• _Exercise details_
Reproduce, exactly and in full, only the lines below from the one containing "Output the Python" through the one containing "y_ticks = [0, 5, 10, 15, 20, 25, 30, 35]".

• _Input records_
..........

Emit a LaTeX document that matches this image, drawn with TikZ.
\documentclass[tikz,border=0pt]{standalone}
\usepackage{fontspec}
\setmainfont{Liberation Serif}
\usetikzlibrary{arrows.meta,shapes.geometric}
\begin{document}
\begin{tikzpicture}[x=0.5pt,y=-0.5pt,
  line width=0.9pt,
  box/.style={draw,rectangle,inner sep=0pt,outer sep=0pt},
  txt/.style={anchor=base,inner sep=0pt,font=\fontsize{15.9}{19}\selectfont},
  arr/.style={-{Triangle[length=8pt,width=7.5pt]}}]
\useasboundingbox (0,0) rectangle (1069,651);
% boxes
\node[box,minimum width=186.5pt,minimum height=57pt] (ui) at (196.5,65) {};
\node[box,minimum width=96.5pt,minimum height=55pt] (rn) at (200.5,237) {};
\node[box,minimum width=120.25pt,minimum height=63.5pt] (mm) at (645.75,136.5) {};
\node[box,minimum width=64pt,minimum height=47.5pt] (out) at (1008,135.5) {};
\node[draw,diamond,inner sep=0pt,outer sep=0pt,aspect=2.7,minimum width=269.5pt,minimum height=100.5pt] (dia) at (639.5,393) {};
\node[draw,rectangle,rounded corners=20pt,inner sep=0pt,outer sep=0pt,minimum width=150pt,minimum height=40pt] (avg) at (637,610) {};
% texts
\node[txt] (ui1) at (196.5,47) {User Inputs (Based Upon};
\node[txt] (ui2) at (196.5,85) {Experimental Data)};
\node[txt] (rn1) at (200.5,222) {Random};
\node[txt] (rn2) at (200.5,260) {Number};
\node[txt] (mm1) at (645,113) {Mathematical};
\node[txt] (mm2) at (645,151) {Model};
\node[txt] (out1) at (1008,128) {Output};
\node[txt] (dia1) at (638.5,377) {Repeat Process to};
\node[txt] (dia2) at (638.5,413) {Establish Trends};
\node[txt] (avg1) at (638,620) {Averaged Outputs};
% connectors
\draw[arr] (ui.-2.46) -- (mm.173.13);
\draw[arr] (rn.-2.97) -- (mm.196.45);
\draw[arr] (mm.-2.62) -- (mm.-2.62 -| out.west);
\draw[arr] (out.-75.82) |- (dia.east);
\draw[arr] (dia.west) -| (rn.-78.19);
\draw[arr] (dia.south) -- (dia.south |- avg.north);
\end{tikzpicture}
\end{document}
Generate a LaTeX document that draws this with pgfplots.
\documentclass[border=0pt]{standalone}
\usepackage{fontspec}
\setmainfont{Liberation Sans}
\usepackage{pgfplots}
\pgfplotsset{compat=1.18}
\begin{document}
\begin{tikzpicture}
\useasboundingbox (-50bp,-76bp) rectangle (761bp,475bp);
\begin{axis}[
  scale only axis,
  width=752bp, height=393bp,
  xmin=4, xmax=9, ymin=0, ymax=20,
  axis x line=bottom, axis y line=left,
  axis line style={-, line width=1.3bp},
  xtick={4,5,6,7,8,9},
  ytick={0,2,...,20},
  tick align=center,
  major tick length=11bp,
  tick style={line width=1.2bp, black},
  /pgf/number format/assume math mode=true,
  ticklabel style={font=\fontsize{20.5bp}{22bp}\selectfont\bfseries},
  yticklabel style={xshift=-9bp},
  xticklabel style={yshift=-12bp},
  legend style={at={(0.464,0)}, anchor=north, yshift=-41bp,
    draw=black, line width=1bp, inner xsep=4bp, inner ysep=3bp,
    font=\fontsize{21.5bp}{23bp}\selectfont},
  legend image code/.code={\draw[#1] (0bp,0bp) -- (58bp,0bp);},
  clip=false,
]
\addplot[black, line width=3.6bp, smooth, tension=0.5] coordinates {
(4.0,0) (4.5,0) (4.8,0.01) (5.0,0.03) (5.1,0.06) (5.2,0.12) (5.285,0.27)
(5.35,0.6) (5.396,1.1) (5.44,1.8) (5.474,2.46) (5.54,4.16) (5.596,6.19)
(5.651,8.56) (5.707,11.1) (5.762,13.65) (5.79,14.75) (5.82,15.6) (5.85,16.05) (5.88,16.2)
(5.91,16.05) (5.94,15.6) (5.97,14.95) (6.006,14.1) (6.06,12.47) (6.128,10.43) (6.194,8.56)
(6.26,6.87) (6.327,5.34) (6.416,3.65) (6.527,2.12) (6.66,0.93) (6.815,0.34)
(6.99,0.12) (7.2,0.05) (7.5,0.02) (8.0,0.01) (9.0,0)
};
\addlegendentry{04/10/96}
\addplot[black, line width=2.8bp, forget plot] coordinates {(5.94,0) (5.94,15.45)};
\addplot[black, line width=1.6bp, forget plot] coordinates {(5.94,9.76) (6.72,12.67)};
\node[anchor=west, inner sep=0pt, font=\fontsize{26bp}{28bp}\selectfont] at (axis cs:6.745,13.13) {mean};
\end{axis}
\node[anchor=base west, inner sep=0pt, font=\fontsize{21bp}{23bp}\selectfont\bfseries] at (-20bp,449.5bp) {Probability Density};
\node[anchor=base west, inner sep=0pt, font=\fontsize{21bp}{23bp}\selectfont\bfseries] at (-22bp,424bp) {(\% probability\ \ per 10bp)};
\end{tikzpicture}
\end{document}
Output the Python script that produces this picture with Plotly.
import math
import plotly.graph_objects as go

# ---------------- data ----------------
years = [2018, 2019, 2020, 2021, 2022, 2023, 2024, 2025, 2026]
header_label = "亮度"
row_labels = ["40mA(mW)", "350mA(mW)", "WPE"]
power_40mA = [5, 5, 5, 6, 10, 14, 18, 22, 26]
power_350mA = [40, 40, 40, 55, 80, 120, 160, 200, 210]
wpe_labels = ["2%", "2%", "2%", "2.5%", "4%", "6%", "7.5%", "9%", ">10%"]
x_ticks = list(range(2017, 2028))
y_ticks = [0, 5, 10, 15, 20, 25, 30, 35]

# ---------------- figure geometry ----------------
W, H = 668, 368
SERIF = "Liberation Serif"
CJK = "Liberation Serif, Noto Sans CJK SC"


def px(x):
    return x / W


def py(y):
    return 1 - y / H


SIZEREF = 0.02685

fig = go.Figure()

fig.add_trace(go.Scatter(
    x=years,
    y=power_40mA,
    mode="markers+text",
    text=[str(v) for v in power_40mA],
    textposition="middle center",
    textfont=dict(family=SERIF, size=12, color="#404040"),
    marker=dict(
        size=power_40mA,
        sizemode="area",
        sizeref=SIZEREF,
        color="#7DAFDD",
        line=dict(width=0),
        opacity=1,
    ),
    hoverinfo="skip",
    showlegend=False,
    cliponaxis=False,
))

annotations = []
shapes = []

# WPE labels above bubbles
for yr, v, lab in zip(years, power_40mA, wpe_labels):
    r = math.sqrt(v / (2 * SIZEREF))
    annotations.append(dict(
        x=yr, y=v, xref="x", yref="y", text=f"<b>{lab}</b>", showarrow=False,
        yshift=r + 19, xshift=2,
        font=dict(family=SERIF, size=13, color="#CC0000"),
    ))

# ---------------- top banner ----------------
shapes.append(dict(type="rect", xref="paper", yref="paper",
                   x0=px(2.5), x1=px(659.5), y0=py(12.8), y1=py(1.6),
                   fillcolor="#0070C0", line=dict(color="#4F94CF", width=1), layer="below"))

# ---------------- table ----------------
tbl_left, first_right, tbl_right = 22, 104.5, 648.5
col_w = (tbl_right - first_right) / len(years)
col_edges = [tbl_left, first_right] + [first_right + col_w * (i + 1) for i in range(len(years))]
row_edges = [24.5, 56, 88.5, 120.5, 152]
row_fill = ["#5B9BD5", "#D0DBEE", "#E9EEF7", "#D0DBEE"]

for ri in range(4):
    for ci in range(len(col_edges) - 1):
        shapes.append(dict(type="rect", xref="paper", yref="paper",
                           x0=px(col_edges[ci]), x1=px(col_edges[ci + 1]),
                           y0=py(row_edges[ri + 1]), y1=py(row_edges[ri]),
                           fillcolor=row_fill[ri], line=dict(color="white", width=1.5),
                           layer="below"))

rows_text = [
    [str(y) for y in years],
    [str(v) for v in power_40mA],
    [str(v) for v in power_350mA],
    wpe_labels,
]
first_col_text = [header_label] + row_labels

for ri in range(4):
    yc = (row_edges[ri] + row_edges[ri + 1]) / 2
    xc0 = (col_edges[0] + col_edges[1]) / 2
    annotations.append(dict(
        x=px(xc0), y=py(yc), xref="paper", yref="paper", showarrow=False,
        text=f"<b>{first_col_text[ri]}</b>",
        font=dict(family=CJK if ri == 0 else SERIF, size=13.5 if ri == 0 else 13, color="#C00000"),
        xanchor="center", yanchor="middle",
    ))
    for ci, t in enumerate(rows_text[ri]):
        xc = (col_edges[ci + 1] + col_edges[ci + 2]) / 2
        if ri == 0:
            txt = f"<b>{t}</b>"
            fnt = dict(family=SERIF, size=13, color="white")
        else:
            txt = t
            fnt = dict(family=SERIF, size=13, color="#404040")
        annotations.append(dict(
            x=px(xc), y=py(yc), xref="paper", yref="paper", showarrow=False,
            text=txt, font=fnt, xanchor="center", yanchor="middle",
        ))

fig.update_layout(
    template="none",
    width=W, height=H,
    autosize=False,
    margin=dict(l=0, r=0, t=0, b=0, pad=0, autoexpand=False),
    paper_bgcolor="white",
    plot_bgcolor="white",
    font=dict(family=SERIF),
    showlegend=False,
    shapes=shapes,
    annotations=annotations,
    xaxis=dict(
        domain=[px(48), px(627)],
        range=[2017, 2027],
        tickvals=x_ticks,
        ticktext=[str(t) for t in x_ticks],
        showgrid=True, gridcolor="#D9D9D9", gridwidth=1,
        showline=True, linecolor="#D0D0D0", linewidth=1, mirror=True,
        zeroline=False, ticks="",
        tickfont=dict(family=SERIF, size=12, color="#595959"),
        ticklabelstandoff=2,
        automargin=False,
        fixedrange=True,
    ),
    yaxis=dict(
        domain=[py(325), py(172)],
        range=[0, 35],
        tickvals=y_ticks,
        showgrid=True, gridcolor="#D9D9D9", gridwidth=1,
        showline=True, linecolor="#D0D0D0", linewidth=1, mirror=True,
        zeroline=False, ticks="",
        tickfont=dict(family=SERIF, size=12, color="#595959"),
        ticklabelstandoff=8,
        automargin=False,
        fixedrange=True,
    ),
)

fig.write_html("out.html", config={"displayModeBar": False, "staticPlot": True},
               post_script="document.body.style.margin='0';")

..........

• _Completed exercise_
Output the Python script that produces this picture with Plotly.
import math
import plotly.graph_objects as go

# ---------------- data ----------------
years = [2018, 2019, 2020, 2021, 2022, 2023, 2024, 2025, 2026]
header_label = "亮度"
row_labels = ["40mA(mW)", "350mA(mW)", "WPE"]
power_40mA = [5, 5, 5, 6, 10, 14, 18, 22, 26]
power_350mA = [40, 40, 40, 55, 80, 120, 160, 200, 210]
wpe_labels = ["2%", "2%", "2%", "2.5%", "4%", "6%", "7.5%", "9%", ">10%"]
x_ticks = list(range(2017, 2028))
y_ticks = [0, 5, 10, 15, 20, 25, 30, 35]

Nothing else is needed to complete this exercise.